[start]
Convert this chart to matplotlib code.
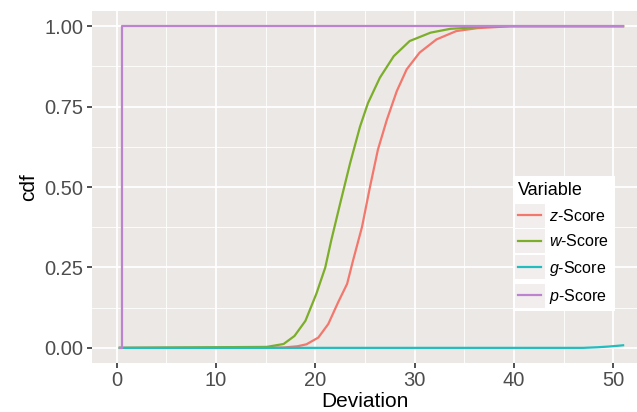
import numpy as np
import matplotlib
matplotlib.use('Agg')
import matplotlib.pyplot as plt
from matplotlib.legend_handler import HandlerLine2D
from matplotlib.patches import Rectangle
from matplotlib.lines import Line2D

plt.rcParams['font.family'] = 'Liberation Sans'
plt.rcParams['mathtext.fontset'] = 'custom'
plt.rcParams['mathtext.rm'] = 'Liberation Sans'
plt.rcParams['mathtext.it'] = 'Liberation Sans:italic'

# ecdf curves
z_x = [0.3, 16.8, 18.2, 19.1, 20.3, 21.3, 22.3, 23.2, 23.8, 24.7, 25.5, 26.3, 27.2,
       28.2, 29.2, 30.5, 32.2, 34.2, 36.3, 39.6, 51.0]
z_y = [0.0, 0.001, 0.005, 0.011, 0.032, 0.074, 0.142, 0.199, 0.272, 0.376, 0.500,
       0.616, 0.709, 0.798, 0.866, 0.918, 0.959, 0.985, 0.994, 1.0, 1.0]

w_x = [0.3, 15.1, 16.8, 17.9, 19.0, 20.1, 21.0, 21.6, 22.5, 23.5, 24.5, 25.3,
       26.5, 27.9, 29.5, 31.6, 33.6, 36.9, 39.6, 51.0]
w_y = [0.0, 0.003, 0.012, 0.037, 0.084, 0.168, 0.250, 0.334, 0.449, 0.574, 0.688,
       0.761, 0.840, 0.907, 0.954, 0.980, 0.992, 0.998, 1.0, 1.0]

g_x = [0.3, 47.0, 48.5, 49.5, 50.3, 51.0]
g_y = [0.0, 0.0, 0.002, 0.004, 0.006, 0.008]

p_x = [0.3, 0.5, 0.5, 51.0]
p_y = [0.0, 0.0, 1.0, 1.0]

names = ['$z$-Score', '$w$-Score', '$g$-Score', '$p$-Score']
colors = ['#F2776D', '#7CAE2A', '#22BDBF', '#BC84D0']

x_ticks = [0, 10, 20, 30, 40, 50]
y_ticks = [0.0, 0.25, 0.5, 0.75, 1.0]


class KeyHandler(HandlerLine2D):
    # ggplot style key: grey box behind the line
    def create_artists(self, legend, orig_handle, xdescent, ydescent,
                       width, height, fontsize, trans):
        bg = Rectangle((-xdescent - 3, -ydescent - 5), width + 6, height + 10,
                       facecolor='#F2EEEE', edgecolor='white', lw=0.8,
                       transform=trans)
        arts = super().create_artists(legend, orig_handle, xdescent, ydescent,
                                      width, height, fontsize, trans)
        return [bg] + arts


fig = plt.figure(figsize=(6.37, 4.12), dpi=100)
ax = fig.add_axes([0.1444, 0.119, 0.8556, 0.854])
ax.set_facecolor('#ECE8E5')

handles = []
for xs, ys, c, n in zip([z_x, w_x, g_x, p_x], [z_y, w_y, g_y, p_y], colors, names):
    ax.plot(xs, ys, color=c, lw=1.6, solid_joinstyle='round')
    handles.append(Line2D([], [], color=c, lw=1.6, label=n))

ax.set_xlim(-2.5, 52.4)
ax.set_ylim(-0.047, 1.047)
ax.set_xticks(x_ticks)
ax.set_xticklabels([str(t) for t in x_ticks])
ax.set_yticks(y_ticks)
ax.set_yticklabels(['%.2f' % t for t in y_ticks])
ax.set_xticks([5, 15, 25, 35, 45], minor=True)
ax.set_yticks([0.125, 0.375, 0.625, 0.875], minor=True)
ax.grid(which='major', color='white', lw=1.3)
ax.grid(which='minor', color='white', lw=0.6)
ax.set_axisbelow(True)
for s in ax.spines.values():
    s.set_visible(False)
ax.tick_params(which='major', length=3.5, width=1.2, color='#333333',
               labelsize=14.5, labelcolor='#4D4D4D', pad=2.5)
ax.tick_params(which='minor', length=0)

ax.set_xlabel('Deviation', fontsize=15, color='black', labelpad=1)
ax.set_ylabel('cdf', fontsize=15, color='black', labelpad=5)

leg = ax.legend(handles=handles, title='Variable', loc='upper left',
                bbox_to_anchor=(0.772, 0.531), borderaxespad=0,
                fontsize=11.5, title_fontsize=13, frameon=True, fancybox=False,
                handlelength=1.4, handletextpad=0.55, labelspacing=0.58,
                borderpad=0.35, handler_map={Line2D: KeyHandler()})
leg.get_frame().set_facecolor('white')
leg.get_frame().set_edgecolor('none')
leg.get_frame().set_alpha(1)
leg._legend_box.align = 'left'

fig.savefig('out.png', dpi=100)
[end]
• **WHAT IS NEEDED**
Quote every line word for word and keep the images out of the copy.

• **RESPONSE TO THE EXERCISE**
Convert this chart to matplotlib code.
import numpy as np
import matplotlib
matplotlib.use('Agg')
import matplotlib.pyplot as plt
from matplotlib.legend_handler import HandlerLine2D
from matplotlib.patches import Rectangle
from matplotlib.lines import Line2D

plt.rcParams['font.family'] = 'Liberation Sans'
plt.rcParams['mathtext.fontset'] = 'custom'
plt.rcParams['mathtext.rm'] = 'Liberation Sans'
plt.rcParams['mathtext.it'] = 'Liberation Sans:italic'

# ecdf curves
z_x = [0.3, 16.8, 18.2, 19.1, 20.3, 21.3, 22.3, 23.2, 23.8, 24.7, 25.5, 26.3, 27.2,
       28.2, 29.2, 30.5, 32.2, 34.2, 36.3, 39.6, 51.0]
z_y = [0.0, 0.001, 0.005, 0.011, 0.032, 0.074, 0.142, 0.199, 0.272, 0.376, 0.500,
       0.616, 0.709, 0.798, 0.866, 0.918, 0.959, 0.985, 0.994, 1.0, 1.0]

w_x = [0.3, 15.1, 16.8, 17.9, 19.0, 20.1, 21.0, 21.6, 22.5, 23.5, 24.5, 25.3,
       26.5, 27.9, 29.5, 31.6, 33.6, 36.9, 39.6, 51.0]
w_y = [0.0, 0.003, 0.012, 0.037, 0.084, 0.168, 0.250, 0.334, 0.449, 0.574, 0.688,
       0.761, 0.840, 0.907, 0.954, 0.980, 0.992, 0.998, 1.0, 1.0]

g_x = [0.3, 47.0, 48.5, 49.5, 50.3, 51.0]
g_y = [0.0, 0.0, 0.002, 0.004, 0.006, 0.008]

p_x = [0.3, 0.5, 0.5, 51.0]
p_y = [0.0, 0.0, 1.0, 1.0]

names = ['$z$-Score', '$w$-Score', '$g$-Score', '$p$-Score']
colors = ['#F2776D', '#7CAE2A', '#22BDBF', '#BC84D0']

x_ticks = [0, 10, 20, 30, 40, 50]
y_ticks = [0.0, 0.25, 0.5, 0.75, 1.0]


class KeyHandler(HandlerLine2D):
    # ggplot style key: grey box behind the line
    def create_artists(self, legend, orig_handle, xdescent, ydescent,
                       width, height, fontsize, trans):
        bg = Rectangle((-xdescent - 3, -ydescent - 5), width + 6, height + 10,
                       facecolor='#F2EEEE', edgecolor='white', lw=0.8,
                       transform=trans)
        arts = super().create_artists(legend, orig_handle, xdescent, ydescent,
                                      width, height, fontsize, trans)
        return [bg] + arts


fig = plt.figure(figsize=(6.37, 4.12), dpi=100)
ax = fig.add_axes([0.1444, 0.119, 0.8556, 0.854])
ax.set_facecolor('#ECE8E5')

handles = []
for xs, ys, c, n in zip([z_x, w_x, g_x, p_x], [z_y, w_y, g_y, p_y], colors, names):
    ax.plot(xs, ys, color=c, lw=1.6, solid_joinstyle='round')
    handles.append(Line2D([], [], color=c, lw=1.6, label=n))

ax.set_xlim(-2.5, 52.4)
ax.set_ylim(-0.047, 1.047)
ax.set_xticks(x_ticks)
ax.set_xticklabels([str(t) for t in x_ticks])
ax.set_yticks(y_ticks)
ax.set_yticklabels(['%.2f' % t for t in y_ticks])
ax.set_xticks([5, 15, 25, 35, 45], minor=True)
ax.set_yticks([0.125, 0.375, 0.625, 0.875], minor=True)
ax.grid(which='major', color='white', lw=1.3)
ax.grid(which='minor', color='white', lw=0.6)
ax.set_axisbelow(True)
for s in ax.spines.values():
    s.set_visible(False)
ax.tick_params(which='major', length=3.5, width=1.2, color='#333333',
               labelsize=14.5, labelcolor='#4D4D4D', pad=2.5)
ax.tick_params(which='minor', length=0)

ax.set_xlabel('Deviation', fontsize=15, color='black', labelpad=1)
ax.set_ylabel('cdf', fontsize=15, color='black', labelpad=5)

leg = ax.legend(handles=handles, title='Variable', loc='upper left',
                bbox_to_anchor=(0.772, 0.531), borderaxespad=0,
                fontsize=11.5, title_fontsize=13, frameon=True, fancybox=False,
                handlelength=1.4, handletextpad=0.55, labelspacing=0.58,
                borderpad=0.35, handler_map={Line2D: KeyHandler()})
leg.get_frame().set_facecolor('white')
leg.get_frame().set_edgecolor('none')
leg.get_frame().set_alpha(1)
leg._legend_box.align = 'left'

fig.savefig('out.png', dpi=100)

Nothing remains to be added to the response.